The depth to which an attacker can reach into our world and cause problems is still relatively shallow. They can steal credit card data, mess with credit scores, and shut down some favorite websites (for a time). However, the very disconnectedness of the way we live, sometimes online, sometimes not, means that it’s harder to really cause damage.

That’s changing.

Once the articles of clothing I wear are connected to the internet (seemingly starting with glasses, thanks to the likes of Google) then the attack surface of my life becomes enormous. Vast.

Terrifyingly so.

When there’s nothing left offline, the pressure to get security right becomes so much greater. As does the challenge of figuring out what all this stuff is, what it really *should* be doing, and who’s behind it all.

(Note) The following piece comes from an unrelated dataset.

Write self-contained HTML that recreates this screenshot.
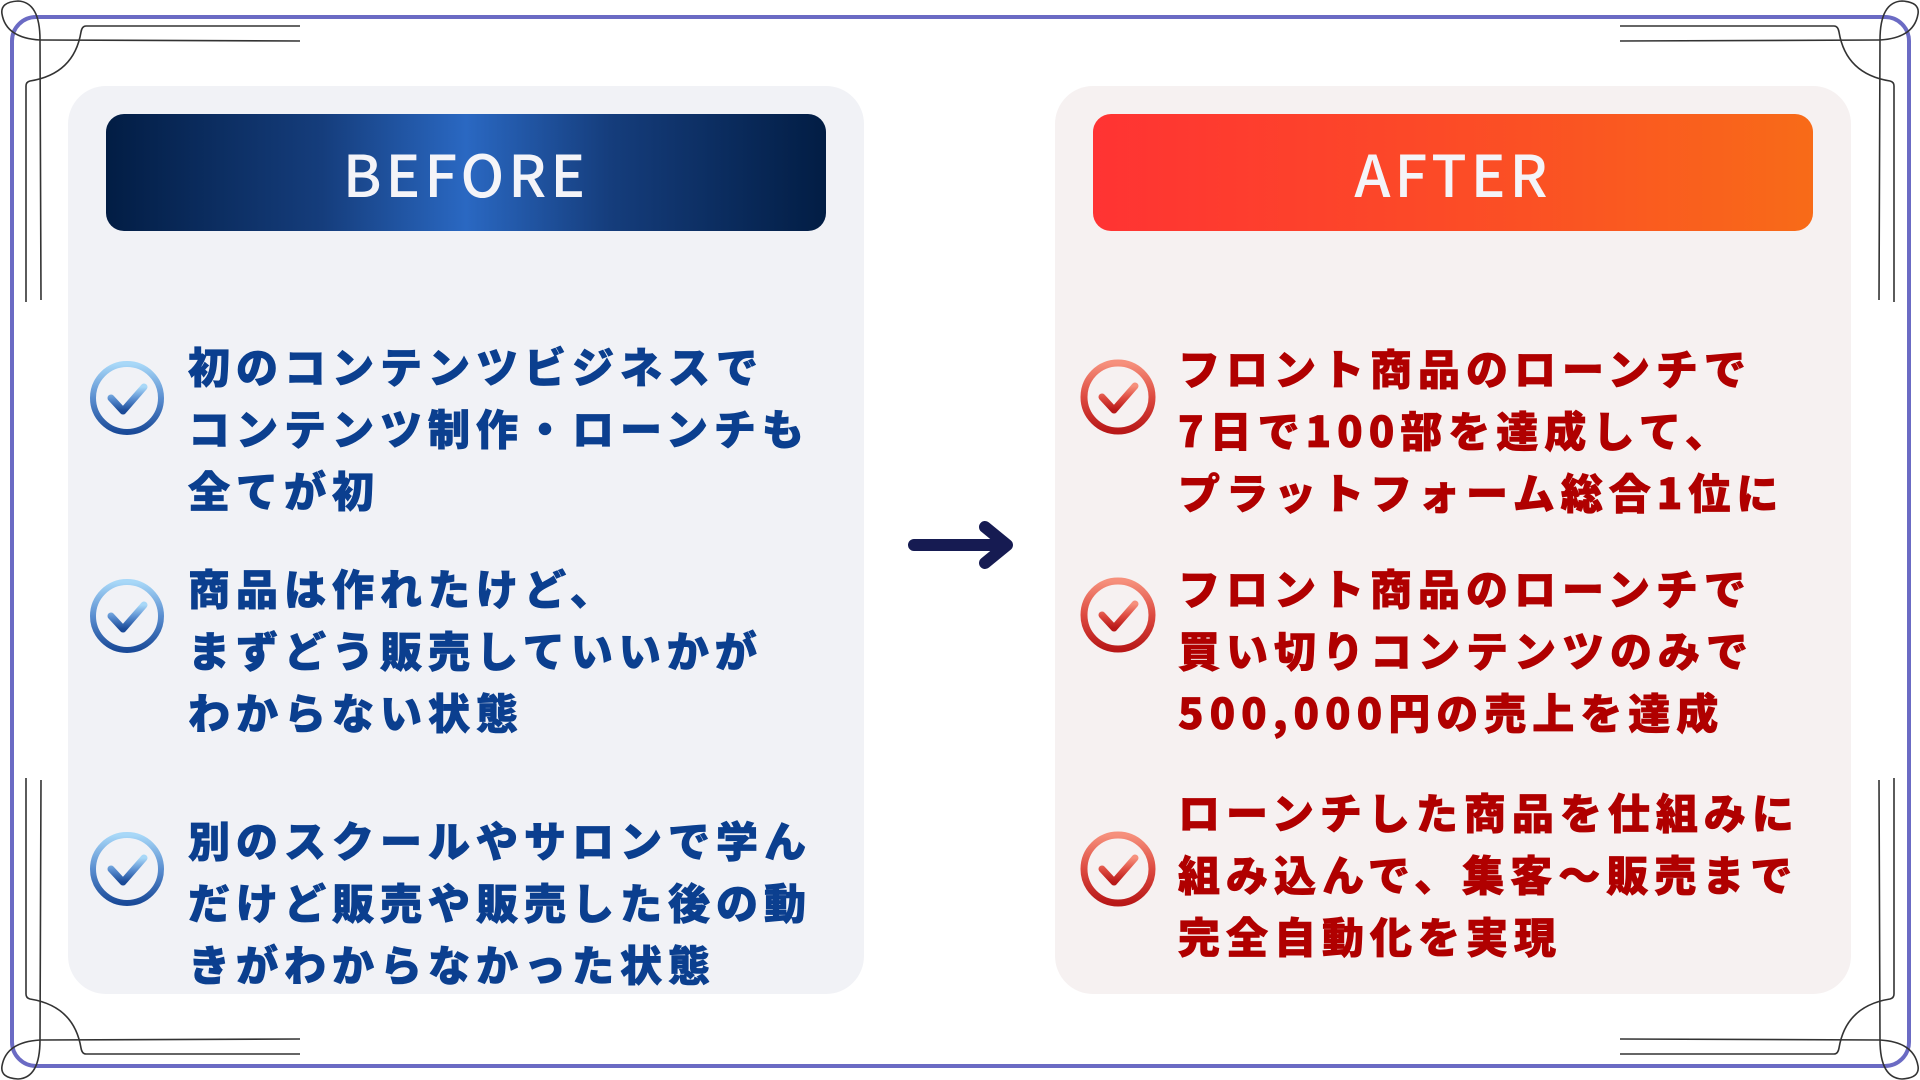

Ultimately, this devolves to a massive identity and authentication challenge. Understanding the “who” of every device on the planet and then deciding what that thing should be allowed to do will require some serious thinking and equally, some serious cooperation between industry bodies, including governments, and manufacturers. As of now, the concept of “identity” is a patchwork quilt of standards, vendor-specific tools and repositories, and emerging authorities such as those in the social media world. If we’re going to safely and usefully tie everything together in one vast Internet of Things, then we better figure out how to securely manage it all too. It’s a huge problem, and not one that, I suspect, any single manufacturer can solve.

To live comfortably in privacy and unafraid of the sound of the baby monitor, we must solve it.